Aim of the task —
Reproduce, please, only the lines from the first line below to the line containing "1182, 1219, 1210]", inclusive.

Source data —

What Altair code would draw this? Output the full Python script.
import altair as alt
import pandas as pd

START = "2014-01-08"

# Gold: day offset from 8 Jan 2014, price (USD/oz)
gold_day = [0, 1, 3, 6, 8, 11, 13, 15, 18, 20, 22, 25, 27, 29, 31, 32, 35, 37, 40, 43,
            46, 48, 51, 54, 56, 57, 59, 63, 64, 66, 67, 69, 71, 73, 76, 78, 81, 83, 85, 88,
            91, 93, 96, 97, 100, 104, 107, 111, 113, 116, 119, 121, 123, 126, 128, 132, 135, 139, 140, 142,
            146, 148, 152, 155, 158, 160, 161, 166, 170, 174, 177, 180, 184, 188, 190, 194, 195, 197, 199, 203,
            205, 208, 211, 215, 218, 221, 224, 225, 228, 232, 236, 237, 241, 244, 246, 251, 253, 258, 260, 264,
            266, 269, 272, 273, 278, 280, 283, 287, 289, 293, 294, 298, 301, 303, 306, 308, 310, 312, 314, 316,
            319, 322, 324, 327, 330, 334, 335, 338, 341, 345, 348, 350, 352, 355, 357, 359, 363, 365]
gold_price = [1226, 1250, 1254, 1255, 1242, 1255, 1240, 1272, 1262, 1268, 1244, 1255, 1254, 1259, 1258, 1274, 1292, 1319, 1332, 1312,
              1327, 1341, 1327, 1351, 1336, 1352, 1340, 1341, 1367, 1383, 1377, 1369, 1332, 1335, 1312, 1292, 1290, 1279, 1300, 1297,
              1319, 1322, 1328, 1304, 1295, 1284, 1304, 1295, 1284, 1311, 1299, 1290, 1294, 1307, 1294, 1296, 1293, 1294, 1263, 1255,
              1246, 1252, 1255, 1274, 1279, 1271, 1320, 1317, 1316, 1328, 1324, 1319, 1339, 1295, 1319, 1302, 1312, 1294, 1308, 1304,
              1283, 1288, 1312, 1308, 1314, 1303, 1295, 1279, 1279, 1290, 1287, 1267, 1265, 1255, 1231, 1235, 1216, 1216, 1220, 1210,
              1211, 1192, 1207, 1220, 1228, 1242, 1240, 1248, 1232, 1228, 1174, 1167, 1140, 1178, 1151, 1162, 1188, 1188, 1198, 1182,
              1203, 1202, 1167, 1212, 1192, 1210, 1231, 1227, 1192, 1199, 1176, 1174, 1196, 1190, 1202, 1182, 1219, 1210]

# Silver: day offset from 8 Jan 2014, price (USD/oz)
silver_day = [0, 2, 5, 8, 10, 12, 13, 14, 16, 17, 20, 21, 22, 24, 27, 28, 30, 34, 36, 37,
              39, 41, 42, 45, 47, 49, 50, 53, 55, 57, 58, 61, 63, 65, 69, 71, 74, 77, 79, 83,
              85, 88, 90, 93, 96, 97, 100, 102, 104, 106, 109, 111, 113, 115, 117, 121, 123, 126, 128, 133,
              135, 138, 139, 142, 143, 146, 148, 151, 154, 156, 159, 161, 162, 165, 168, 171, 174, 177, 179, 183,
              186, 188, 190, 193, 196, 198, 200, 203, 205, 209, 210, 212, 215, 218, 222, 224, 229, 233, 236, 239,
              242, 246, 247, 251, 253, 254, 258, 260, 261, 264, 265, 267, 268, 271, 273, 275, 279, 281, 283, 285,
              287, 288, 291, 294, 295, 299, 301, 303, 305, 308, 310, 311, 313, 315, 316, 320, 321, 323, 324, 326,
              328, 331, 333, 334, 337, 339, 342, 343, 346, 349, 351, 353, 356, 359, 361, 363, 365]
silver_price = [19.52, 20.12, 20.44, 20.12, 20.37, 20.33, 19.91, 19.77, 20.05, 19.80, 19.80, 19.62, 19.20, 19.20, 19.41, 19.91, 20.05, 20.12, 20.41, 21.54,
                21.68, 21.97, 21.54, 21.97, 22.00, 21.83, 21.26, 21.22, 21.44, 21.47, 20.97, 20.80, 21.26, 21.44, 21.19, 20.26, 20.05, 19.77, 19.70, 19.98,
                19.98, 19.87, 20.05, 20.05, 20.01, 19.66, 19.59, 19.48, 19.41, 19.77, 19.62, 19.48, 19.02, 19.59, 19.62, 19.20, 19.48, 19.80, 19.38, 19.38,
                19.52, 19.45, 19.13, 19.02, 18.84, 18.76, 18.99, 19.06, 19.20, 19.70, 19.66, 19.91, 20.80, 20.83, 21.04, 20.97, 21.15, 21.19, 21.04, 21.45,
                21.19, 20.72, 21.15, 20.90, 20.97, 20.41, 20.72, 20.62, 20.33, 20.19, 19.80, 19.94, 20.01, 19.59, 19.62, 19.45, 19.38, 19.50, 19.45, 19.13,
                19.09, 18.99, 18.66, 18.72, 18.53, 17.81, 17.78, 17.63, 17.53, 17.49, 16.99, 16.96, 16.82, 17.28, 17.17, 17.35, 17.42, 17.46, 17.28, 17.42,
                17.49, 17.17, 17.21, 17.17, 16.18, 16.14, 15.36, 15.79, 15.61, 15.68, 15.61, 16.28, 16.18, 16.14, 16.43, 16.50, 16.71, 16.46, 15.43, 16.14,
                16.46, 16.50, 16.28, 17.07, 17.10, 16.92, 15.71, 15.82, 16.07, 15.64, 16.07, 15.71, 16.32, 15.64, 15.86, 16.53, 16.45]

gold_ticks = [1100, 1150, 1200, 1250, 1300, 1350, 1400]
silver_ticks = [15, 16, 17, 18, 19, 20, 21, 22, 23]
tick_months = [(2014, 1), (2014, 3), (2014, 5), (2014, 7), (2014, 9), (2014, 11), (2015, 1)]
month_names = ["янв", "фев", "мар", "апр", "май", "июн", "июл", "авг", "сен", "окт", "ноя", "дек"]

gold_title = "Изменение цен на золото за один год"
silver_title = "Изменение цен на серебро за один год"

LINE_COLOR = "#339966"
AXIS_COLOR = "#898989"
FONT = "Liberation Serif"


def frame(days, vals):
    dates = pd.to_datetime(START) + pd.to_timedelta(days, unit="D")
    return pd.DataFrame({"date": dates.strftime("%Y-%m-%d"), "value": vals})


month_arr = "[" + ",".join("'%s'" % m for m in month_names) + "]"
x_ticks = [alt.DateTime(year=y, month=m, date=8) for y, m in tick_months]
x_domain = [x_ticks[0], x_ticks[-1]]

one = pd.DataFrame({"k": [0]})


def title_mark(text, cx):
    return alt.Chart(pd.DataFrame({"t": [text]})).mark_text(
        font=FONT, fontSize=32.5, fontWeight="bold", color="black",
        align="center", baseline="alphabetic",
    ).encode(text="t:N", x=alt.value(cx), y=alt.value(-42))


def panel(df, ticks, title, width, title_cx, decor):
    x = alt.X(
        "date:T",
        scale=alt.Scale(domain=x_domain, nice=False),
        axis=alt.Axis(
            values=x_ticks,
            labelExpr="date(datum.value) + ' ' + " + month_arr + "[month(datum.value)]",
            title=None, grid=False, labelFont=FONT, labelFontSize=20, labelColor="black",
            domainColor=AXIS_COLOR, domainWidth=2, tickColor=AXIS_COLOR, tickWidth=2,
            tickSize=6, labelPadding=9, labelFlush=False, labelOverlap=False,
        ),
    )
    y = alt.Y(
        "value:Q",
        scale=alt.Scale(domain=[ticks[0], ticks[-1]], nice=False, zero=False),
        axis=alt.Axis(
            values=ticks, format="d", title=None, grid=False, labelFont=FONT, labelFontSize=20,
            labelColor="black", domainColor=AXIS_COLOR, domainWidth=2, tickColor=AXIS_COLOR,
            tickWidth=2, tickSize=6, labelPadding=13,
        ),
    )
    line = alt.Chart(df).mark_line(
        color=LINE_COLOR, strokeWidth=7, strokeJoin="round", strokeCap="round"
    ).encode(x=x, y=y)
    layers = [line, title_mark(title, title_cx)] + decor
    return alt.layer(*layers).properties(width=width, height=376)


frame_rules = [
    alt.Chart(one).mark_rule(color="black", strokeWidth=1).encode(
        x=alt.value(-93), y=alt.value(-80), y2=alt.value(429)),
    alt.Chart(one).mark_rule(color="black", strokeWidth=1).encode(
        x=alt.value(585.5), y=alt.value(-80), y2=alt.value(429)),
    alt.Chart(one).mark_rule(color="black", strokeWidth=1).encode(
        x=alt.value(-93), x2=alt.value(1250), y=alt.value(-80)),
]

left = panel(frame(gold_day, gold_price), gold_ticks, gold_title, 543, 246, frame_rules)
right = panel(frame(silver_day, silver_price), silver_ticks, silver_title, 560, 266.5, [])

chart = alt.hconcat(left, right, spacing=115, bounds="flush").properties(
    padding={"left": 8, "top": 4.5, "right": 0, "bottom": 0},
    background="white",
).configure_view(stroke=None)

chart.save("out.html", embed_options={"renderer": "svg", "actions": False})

Task solution —
What Altair code would draw this? Output the full Python script.
import altair as alt
import pandas as pd

START = "2014-01-08"

# Gold: day offset from 8 Jan 2014, price (USD/oz)
gold_day = [0, 1, 3, 6, 8, 11, 13, 15, 18, 20, 22, 25, 27, 29, 31, 32, 35, 37, 40, 43,
            46, 48, 51, 54, 56, 57, 59, 63, 64, 66, 67, 69, 71, 73, 76, 78, 81, 83, 85, 88,
            91, 93, 96, 97, 100, 104, 107, 111, 113, 116, 119, 121, 123, 126, 128, 132, 135, 139, 140, 142,
            146, 148, 152, 155, 158, 160, 161, 166, 170, 174, 177, 180, 184, 188, 190, 194, 195, 197, 199, 203,
            205, 208, 211, 215, 218, 221, 224, 225, 228, 232, 236, 237, 241, 244, 246, 251, 253, 258, 260, 264,
            266, 269, 272, 273, 278, 280, 283, 287, 289, 293, 294, 298, 301, 303, 306, 308, 310, 312, 314, 316,
            319, 322, 324, 327, 330, 334, 335, 338, 341, 345, 348, 350, 352, 355, 357, 359, 363, 365]
gold_price = [1226, 1250, 1254, 1255, 1242, 1255, 1240, 1272, 1262, 1268, 1244, 1255, 1254, 1259, 1258, 1274, 1292, 1319, 1332, 1312,
              1327, 1341, 1327, 1351, 1336, 1352, 1340, 1341, 1367, 1383, 1377, 1369, 1332, 1335, 1312, 1292, 1290, 1279, 1300, 1297,
              1319, 1322, 1328, 1304, 1295, 1284, 1304, 1295, 1284, 1311, 1299, 1290, 1294, 1307, 1294, 1296, 1293, 1294, 1263, 1255,
              1246, 1252, 1255, 1274, 1279, 1271, 1320, 1317, 1316, 1328, 1324, 1319, 1339, 1295, 1319, 1302, 1312, 1294, 1308, 1304,
              1283, 1288, 1312, 1308, 1314, 1303, 1295, 1279, 1279, 1290, 1287, 1267, 1265, 1255, 1231, 1235, 1216, 1216, 1220, 1210,
              1211, 1192, 1207, 1220, 1228, 1242, 1240, 1248, 1232, 1228, 1174, 1167, 1140, 1178, 1151, 1162, 1188, 1188, 1198, 1182,
              1203, 1202, 1167, 1212, 1192, 1210, 1231, 1227, 1192, 1199, 1176, 1174, 1196, 1190, 1202, 1182, 1219, 1210]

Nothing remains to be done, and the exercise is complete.